Throughput. Requests per second handled by the model serving infrastructure. Monitor for capacity limits.

Error rates. HTTP errors, timeout rates, and internal model errors. A sudden spike in errors indicates infrastructure problems.

Resource utilization. CPU, GPU, and memory utilization of model serving instances. High utilization indicates scaling needs; low utilization indicates over-provisioning and wasted cost.

Monitoring Architecture

A production AI monitoring system has three layers:

Data Collection Layer

Prediction logging. Log every prediction with: timestamp, input features (or a hash for privacy), model output, confidence score, model version, and latency. Store in a queryable format (CloudWatch Logs, OpenSearch, or a data warehouse).

Ground truth collection. When available, collect the actual outcome. For some systems this is immediate (user clicked or did not click); for others it is delayed (loan defaulted after 6 months). Design the collection pipeline early.

Feature logging. Log the computed features that were fed to the model. This is essential for debugging training-serving skew.

Analysis Layer

Drift detection. Run statistical tests comparing recent production data to the training data distribution. Common approaches: Population Stability Index (PSI) for overall distribution shift, Kolmogorov-Smirnov test for individual feature drift.

Performance computation. When ground truth arrives, compute model quality metrics and compare to baseline. Use sliding windows (last 7 days, last 30 days) to detect trends.

Anomaly detection. Apply anomaly detection to the monitoring metrics themselves. Sudden changes in prediction distribution, latency, or error rates should trigger investigation.

Alerting Layer

Severity levels. Define clear severity levels:

  • Critical: Model serving is down or returning errors. Immediate response required.
  • High: Model quality has degraded below acceptable threshold. Response within hours.
  • Medium: Data drift detected but model quality is still acceptable. Investigate within days.
  • Low: Minor anomalies or trend changes. Review in the next monitoring session.

Alert routing. Route critical alerts to on-call engineers via PagerDuty or similar. Route medium and low alerts to team channels for review during business hours.

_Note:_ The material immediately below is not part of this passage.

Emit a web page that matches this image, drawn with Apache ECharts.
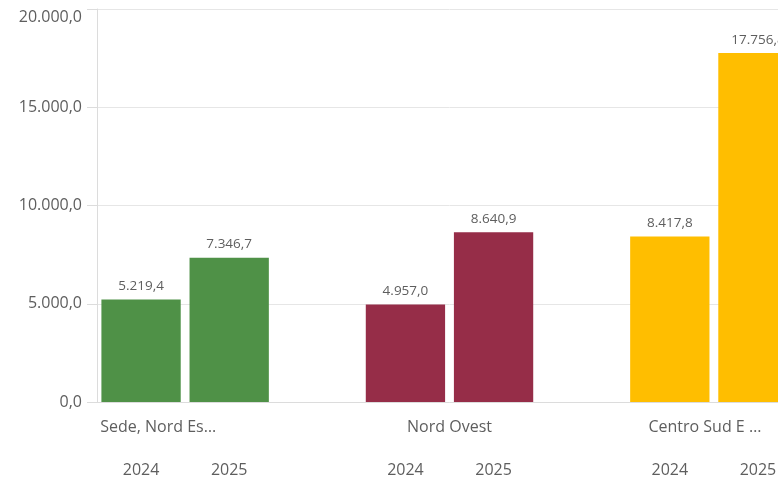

Alert fatigue prevention. Too many alerts cause the team to ignore them all. Set thresholds that trigger only when action is needed. Use aggregation to combine related alerts.

Drift Detection in Practice

Data drift is the most common cause of AI performance degradation. Implement detection at multiple levels:

Feature-level drift. Monitor each input feature independently. If customer age distribution shifts from mean 35 to mean 45, that specific feature has drifted.

Prediction-level drift. Monitor the distribution of model outputs. A classifier that starts predicting class A for 80% of inputs (up from 50%) has drifted at the output level.

Concept drift. The relationship between inputs and correct outputs has changed. This is harder to detect because it requires ground truth. For example, the features that predict customer churn may change after a major product change.

Detection schedule. Run drift detection daily for high-volume systems, weekly for lower-volume systems. Compare against a reference window (the training data distribution or a recent known-good period).

Dashboards

Build dashboards that serve different audiences:

Operations dashboard. Real-time. Shows model serving health, latency, error rates, and throughput. Used by on-call engineers.

Model quality dashboard. Updated daily or weekly. Shows accuracy trends, drift metrics, and error analysis. Used by ML engineers and data scientists.

Business dashboard. Updated weekly or monthly. Shows business metrics influenced by the model (conversion rates, processing times, error costs). Used by stakeholders and product managers.

Common Monitoring Gaps

No ground truth pipeline. The model is monitored for uptime and latency but not accuracy because no one built the pipeline to collect ground truth labels.

Monitoring only aggregate metrics. Overall accuracy looks fine, but the model is failing badly for a specific input segment that is a small percentage of total volume.

No baseline comparison. Metrics are tracked but there is no reference point. Is 87% accuracy good or bad? Compare to the baseline established during model evaluation.

Monitoring the wrong things. Extensive infrastructure monitoring with no model quality monitoring. The model serves fast, wrong answers without anyone noticing.

Production monitoring is not optional infrastructure - it is the safety net that catches the problems AI systems inevitably develop over time. Build it before you deploy the model, not after the first production failure.